Blogging, when introduced, was marvelous. People sharing their personal takes and learnings, unfettered by the desire to earn from them.

If you were into bicycles, you find a blog by a cycling-fanatic and start following along and engaging (remember inter-blog "pings"?). If you were into any topic, you could find enthusiasts writing on it. And it'd have a bit of personal touch, which is very valuable!

"Planets" were great as a starting point, and you still have those at Planet Gnome (I think one of the original ones, at least it had custom software done for it), Planet Ubuntu, Debian, Fedora...

It was the true decentralised discussion forum bliss that Internet always promised!

Alas, platforms like Blogger and Wordpress actually diminished the true essence because they promoted siloing in.

And being there from early on, I can promise you that "blogs" (web logs) were not personal diaries put public. People did that a long time before blogs and called them, surprisingly, diaries.

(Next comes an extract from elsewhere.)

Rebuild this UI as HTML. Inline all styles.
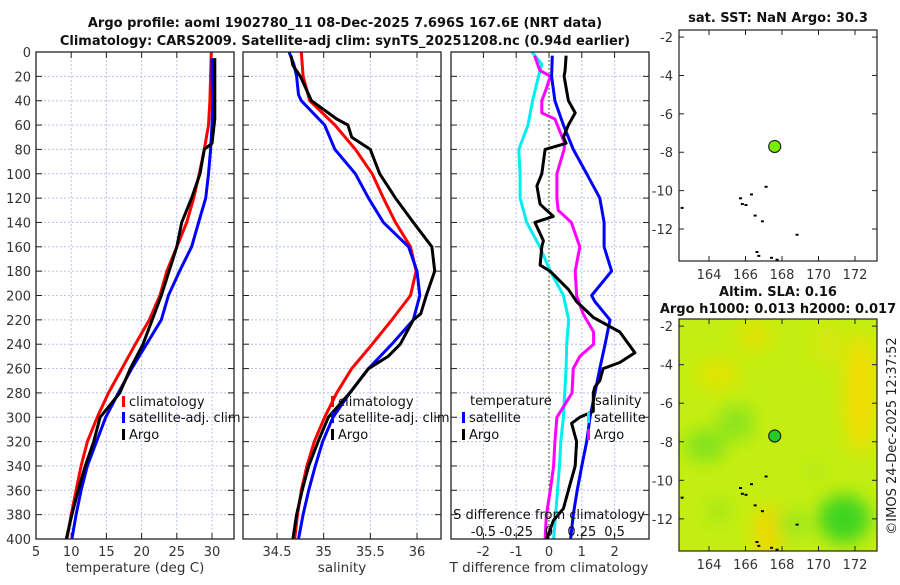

It was already a point where web was becoming too big, and search engines were becoming useless, so it was, imho, a "log of the web" — every early blog post was pointing to a hidden gem elsewhere on the web which you'd never reach through a search engine. It's just that the term was taken and switched to "any regularly updated set of articles" without any other constraints (technical or topical) that defined the early blogs. As if that did not exist before "blogs".